I’m not sure why I thought of marshmallows and baked potatoes today. Most likely, it was because the summer heat reminded me of roasting something by a campfire.

I loved summer. Its sweet smells: a newly cut lawn, dirt of the garden, a fresh tomato, the sweat of a game, the cool of the sprinkler, and steam from the rain seemed to be a part of every day. When it rained, the splattering drops intensified the reflection of the sun that bounced off the street. It yielded a smell as fresh as a peach and as stale as a musty cellar. I learned later in science class that the smell was ozone; oxygen with an extra molecule.

We played games in the nearby hills, believing we were anything from Army guys to men of the frontier. It depended on what movie we saw that week.

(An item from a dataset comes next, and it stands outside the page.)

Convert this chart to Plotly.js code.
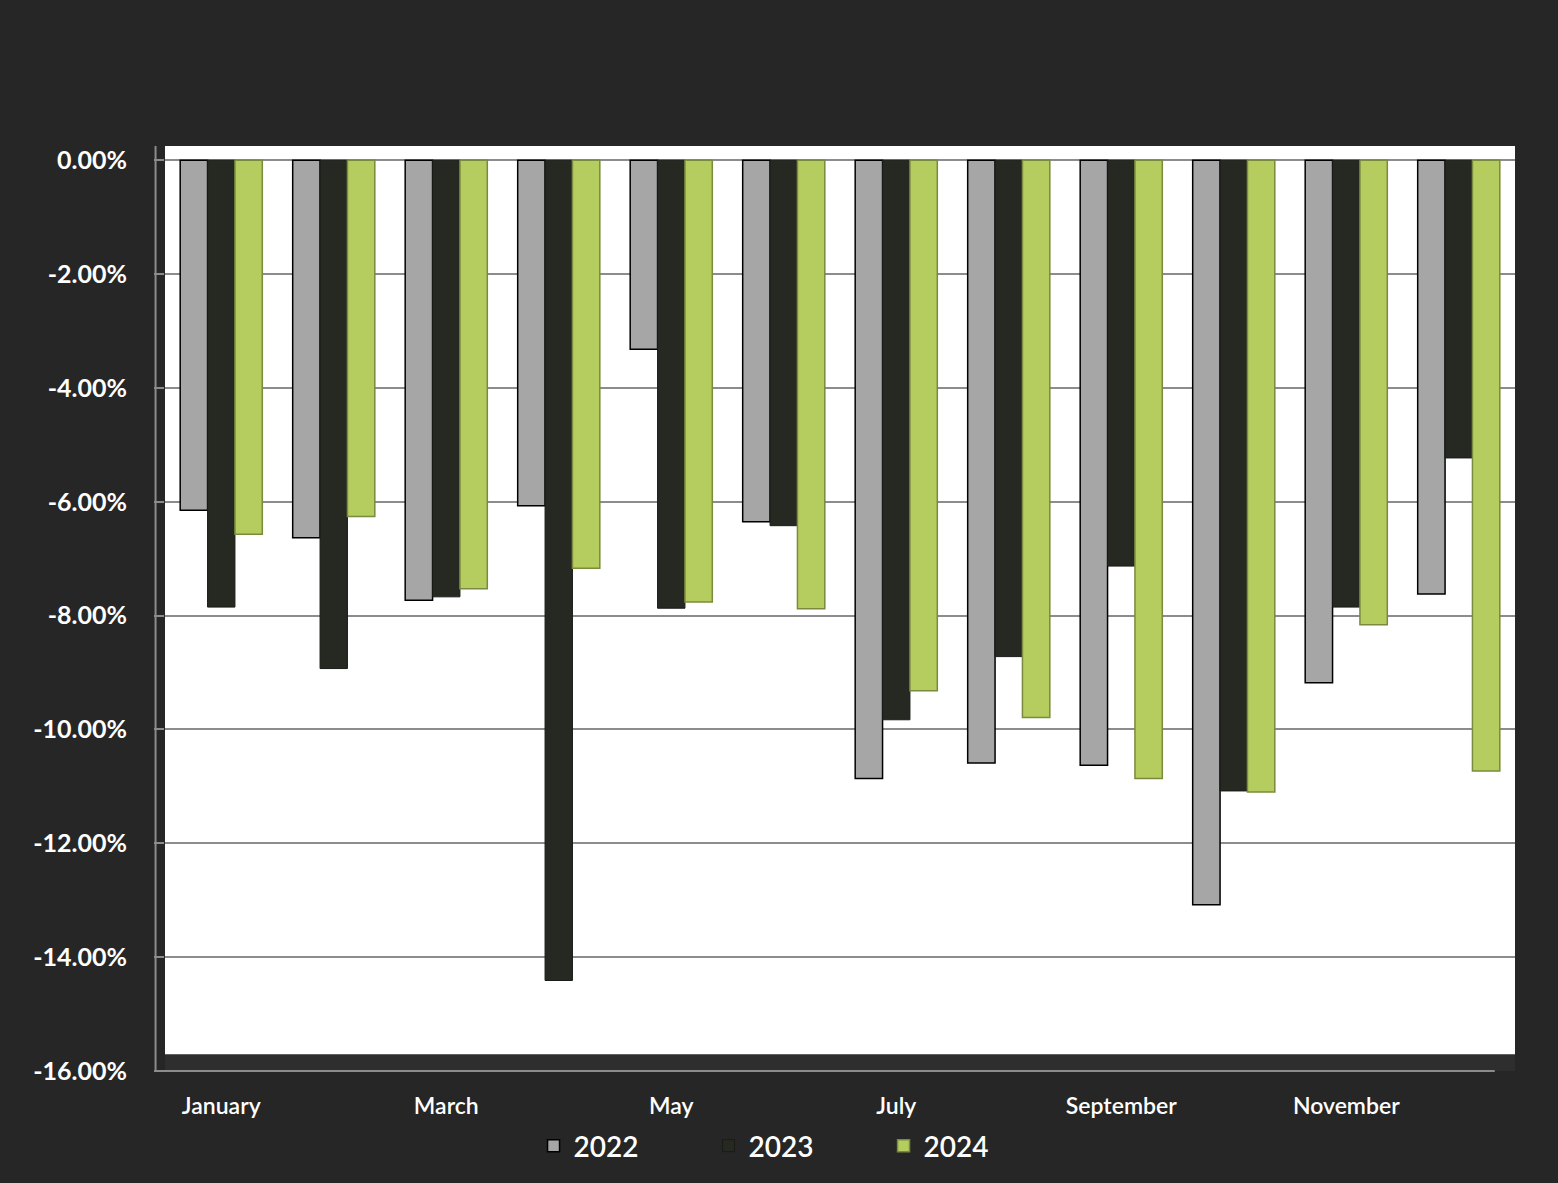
<!DOCTYPE html>
<html>
<head>
<meta charset="utf-8">
<script src="https://cdn.plot.ly/plotly-3.0.1.min.js"></script>
<style>
  html, body { margin: 0; padding: 0; background: #262626; }
  #chart { width: 1558px; height: 1183px; }
</style>
</head>
<body>
<div id="chart"></div>
<script>
const months = ["January","February","March","April","May","June","July","August","September","October","November","December"];
const tickMonths = ["January","March","May","July","September","November"];
const yTickVals = [0,-2,-4,-6,-8,-10,-12,-14,-16];
const yTickText = ["0.00%","-2.00%","-4.00%","-6.00%","-8.00%","-10.00%","-12.00%","-14.00%","-16.00%"];
const v2022 = [-6.15,-6.63,-7.73,-6.07,-3.32,-6.35,-10.86,-10.59,-10.63,-13.08,-9.18,-7.62];
const v2023 = [-7.85,-8.93,-7.67,-14.41,-7.87,-6.42,-9.83,-8.72,-7.13,-11.08,-7.85,-5.23];
const v2024 = [-6.57,-6.26,-7.53,-7.17,-7.76,-7.88,-9.32,-9.79,-10.86,-11.10,-8.16,-10.73];

const font = "Lato, 'Noto Sans', sans-serif";

const traces = [
  {type:"bar", name:"2022", x:months, y:v2022,
   marker:{color:"#A6A6A6", line:{color:"#000000", width:1.5}}},
  {type:"bar", name:"2023", x:months, y:v2023,
   marker:{color:"#262822", line:{color:"#1a1c17", width:1}}},
  {type:"bar", name:"2024", x:months, y:v2024,
   marker:{color:"#B5CC5E", line:{color:"#7A8A3E", width:1.5}}}
];

const layout = {
  width:1558, height:1183,
  paper_bgcolor:"#262626",
  plot_bgcolor:"#FFFFFF",
  margin:{l:165, r:43, t:146, b:107},
  barmode:"group",
  bargap:0.27,
  bargroupgap:0,
  showlegend:true,
  legend:{orientation:"h", x:0.273, xanchor:"left", y:-0.081, yanchor:"middle",
          font:{family:font, size:28, color:"#FFFFFF", weight:600}, bgcolor:"rgba(0,0,0,0)",
          itemwidth:30, entrywidth:130, entrywidthmode:"pixels", traceorder:"normal"},
  xaxis:{type:"category", categoryorder:"array", categoryarray:months,
         tickmode:"array", tickvals:tickMonths, ticktext:tickMonths,
         tickfont:{family:font, size:23, color:"#FFFFFF", weight:600},
         ticklabelstandoff:19, showgrid:false, zeroline:false, showline:false, ticks:""},
  yaxis:{range:[-16,0.25], tickmode:"array", tickvals:yTickVals, ticktext:yTickText,
         tickfont:{family:font, size:25, color:"#FFFFFF", weight:700},
         showgrid:true, gridcolor:"#8C8C8C", gridwidth:2,
         zeroline:true, zerolinecolor:"#8C8C8C", zerolinewidth:2,
         showline:false, ticks:"outside", ticklen:10, tickcolor:"#8C8C8C", tickwidth:2,
         ticklabelstandoff:22},
  shapes:[
    {type:"line", xref:"paper", yref:"paper", x0:-0.007, x1:-0.007, y0:0, y1:1.0,
     line:{color:"#8C8C8C", width:2}},
    {type:"rect", xref:"paper", yref:"paper", x0:0, x1:1, y0:0, y1:0.018,
     fillcolor:"#2e2e2e", line:{width:0}, layer:"above"},
    {type:"line", xref:"paper", yref:"paper", x0:-0.007, x1:0.985, y0:0, y1:0,
     line:{color:"#8C8C8C", width:2}, layer:"above"}
  ]
};

Plotly.newPlot("chart", traces, layout, {displayModeBar:false, staticPlot:true});
</script>
</body>
</html>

In those hills, we built a fire pit for baking potatoes by digging a hole deep into the cool sand, surrounding it with rocks, adding gathered tinder and burying the potatoes in it. The potatoes took way longer than expected, but were worth the effort when we dug them out and put them aside to cool while we played.

A potato cooked in a campfire somehow tastes noticeably different (and better) than one cooked any other way. Burned on the outside, it was soft and delicious on the inside. The partially burned skin also was good, combining a charcoal taste with a pleasing crunch. Maybe it was just because we cooked it ourselves in some kind of survival exercise. Or, maybe because we were kids, we didn’t actually know what we were eating. I guess if Mom served it, I wouldn’t eat it.

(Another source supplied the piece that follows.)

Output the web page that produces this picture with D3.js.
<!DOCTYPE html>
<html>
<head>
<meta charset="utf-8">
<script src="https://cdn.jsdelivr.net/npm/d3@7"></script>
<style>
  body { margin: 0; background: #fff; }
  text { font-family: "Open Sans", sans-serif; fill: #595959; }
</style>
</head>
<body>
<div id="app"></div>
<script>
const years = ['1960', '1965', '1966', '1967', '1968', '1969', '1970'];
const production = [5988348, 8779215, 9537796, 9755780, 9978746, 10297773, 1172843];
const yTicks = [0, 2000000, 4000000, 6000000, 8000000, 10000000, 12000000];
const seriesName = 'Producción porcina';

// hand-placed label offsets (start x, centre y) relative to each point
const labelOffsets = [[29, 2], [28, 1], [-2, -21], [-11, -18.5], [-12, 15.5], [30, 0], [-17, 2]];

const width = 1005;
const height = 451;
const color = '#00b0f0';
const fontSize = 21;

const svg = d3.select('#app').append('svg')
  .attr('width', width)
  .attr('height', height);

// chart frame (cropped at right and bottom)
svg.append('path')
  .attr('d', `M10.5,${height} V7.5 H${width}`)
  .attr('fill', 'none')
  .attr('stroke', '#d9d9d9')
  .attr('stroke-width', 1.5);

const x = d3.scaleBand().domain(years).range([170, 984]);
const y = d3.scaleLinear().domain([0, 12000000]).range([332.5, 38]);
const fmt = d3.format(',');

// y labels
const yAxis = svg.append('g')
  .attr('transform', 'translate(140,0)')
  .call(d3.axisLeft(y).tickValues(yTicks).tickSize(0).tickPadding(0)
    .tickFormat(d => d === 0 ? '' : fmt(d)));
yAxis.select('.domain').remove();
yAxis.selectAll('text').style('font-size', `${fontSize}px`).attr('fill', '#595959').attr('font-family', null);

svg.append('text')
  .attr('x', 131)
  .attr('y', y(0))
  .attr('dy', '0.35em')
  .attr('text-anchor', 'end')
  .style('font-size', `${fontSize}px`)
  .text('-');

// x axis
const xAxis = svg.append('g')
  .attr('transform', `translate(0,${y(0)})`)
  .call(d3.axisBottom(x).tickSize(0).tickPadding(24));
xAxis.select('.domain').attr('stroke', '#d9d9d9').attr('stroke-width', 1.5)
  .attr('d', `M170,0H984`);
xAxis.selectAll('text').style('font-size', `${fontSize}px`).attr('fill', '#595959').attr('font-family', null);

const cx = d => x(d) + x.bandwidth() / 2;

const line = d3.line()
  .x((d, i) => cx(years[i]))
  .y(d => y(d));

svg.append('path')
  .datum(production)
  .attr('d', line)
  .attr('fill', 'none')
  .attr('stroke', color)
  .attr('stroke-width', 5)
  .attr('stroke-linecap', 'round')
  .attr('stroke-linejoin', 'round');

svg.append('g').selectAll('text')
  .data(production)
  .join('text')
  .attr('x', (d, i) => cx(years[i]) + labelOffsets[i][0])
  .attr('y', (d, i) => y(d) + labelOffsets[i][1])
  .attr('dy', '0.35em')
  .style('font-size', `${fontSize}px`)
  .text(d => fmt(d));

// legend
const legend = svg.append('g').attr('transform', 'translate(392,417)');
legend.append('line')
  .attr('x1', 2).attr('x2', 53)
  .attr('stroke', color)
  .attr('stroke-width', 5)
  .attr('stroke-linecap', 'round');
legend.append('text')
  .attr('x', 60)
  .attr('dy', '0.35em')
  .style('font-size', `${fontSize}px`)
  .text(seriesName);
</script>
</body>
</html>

And then there were marshmallows on the beach as in, “Let’s roast marshmallows.” Anytime anyone lit a fire, someone screamed it with passion, almost as if the marshmallows were something to worship. Maybe on a cool night at the beach, with waves crashing, the moon shining, the stars glittering, the heat of the fire and a cool breeze foiling the mosquitoes, it was.

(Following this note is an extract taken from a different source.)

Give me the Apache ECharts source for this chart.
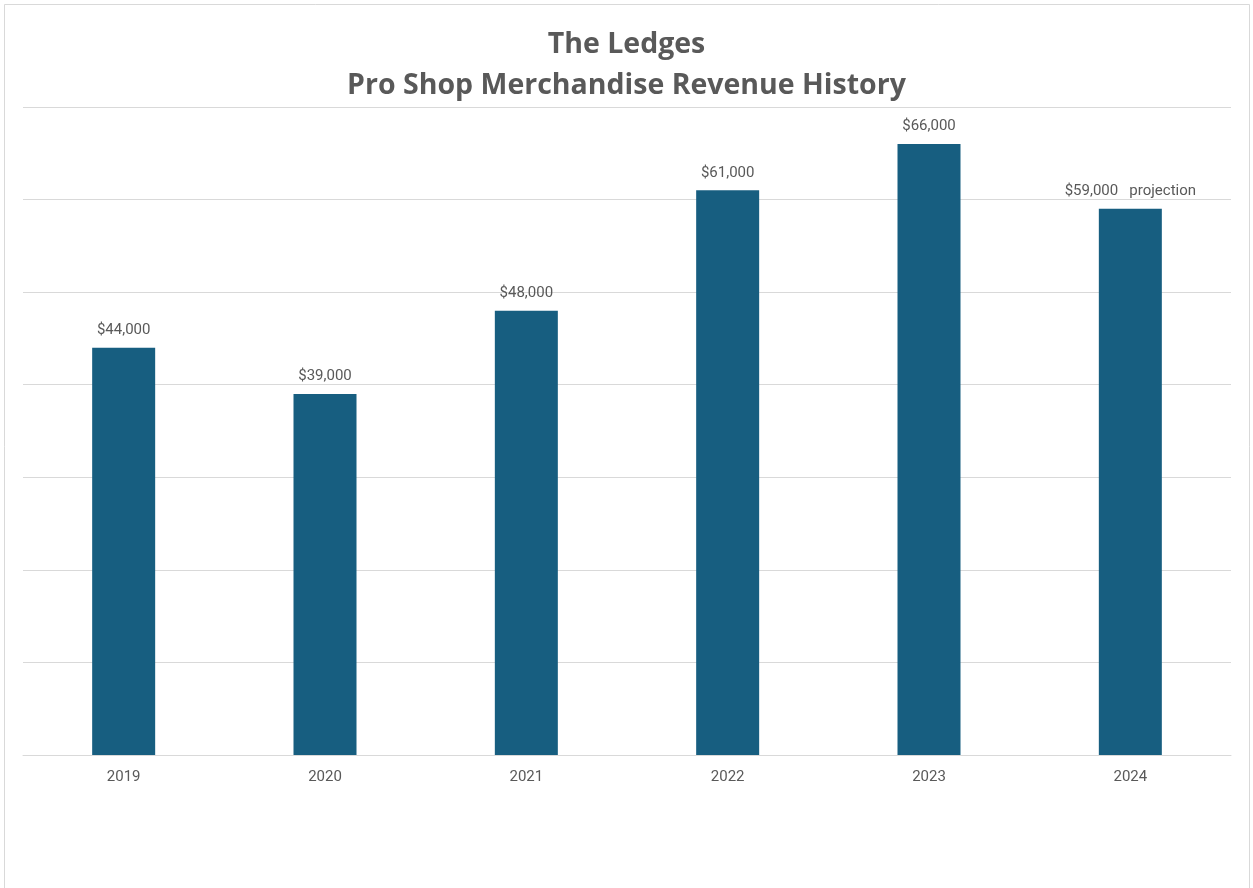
<!DOCTYPE html>
<html>
<head>
<meta charset="utf-8">
<script src="https://cdn.jsdelivr.net/npm/echarts@6/dist/echarts.min.js"></script>
<style>
  html, body { margin: 0; padding: 0; background: #ffffff; }
  #chart { width: 1253px; height: 888px; }
</style>
</head>
<body>
<div id="chart"></div>
<script>
// Revenue by year (USD)
const years = ['2019', '2020', '2021', '2022', '2023', '2024'];
const revenue = [44000, 39000, 48000, 61000, 66000, 59000];
// Extra note shown beside a year's value label
const notes = ['', '', '', '', '', 'projection'];

const fmtMoney = v => '$' + v.toLocaleString('en-US');

const chart = echarts.init(document.getElementById('chart'));
chart.setOption({
  backgroundColor: '#ffffff',
  animation: false,
  graphic: [{
    type: 'rect',
    shape: { x: 4.5, y: 4.5, width: 1245, height: 920 },
    style: { fill: 'none', stroke: '#d9d9d9', lineWidth: 1 },
    silent: true
  }],
  title: {
    text: 'The Ledges\nPro Shop Merchandise Revenue History',
    left: 'center',
    top: 19,
    textStyle: {
      fontFamily: '"Open Sans", "Noto Sans", sans-serif',
      fontWeight: 'bold',
      fontSize: 28.5,
      lineHeight: 41,
      color: '#595959'
    }
  },
  grid: { left: 23, right: 22, top: 107, bottom: 133 },
  xAxis: {
    type: 'category',
    data: years,
    axisLine: { lineStyle: { color: '#d9d9d9', width: 1 } },
    axisTick: { show: false },
    axisLabel: {
      color: '#595959',
      fontFamily: 'Roboto, sans-serif',
      fontSize: 15,
      margin: 15
    }
  },
  yAxis: {
    type: 'value',
    min: 0,
    max: 70000,
    interval: 10000,
    axisLabel: { show: false },
    axisLine: { show: false },
    axisTick: { show: false },
    splitLine: { lineStyle: { color: '#d9d9d9', width: 1 } }
  },
  series: [{
    type: 'bar',
    data: revenue,
    barWidth: 63,
    itemStyle: { color: '#175e80' },
    label: {
      show: true,
      position: 'top',
      distance: 10,
      color: '#595959',
      fontFamily: 'Roboto, sans-serif',
      fontSize: 15,
      formatter: p => {
        const note = notes[p.dataIndex];
        return note ? fmtMoney(p.value) + '   ' + note : fmtMoney(p.value);
      }
    }
  }]
});
</script>
</body>
</html>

Courtesy of Cottagelife.com

Made from the sap of the mallow plant, whipped egg whites, water and sugar syrup, each marshmallow was a domed square perfectly formed for roasting on a stick. They melted quickly. A skilled marshmallow expert could crisp it just enough, twirl the stick to catch the flow, bring it to the lips, blow and steer the dripping delight into the open mouth where, with a simple squish, it floated down and away. Marshmallows had an indefinable, addictive flavor that made you think you could eat the whole package, but after just two (maybe three), the yearning quickly diminished.  If you weren’t careful, you could go marshmallow mad and eat too many. That’s when I grew to dislike them.

Over the years, there were the marshmallow recipes that tried to win me back; the fluffernutter and some sort of square mix with Rice Krispies. Neither did it for me.

I’ll just sit by that cozy fire while you all roast.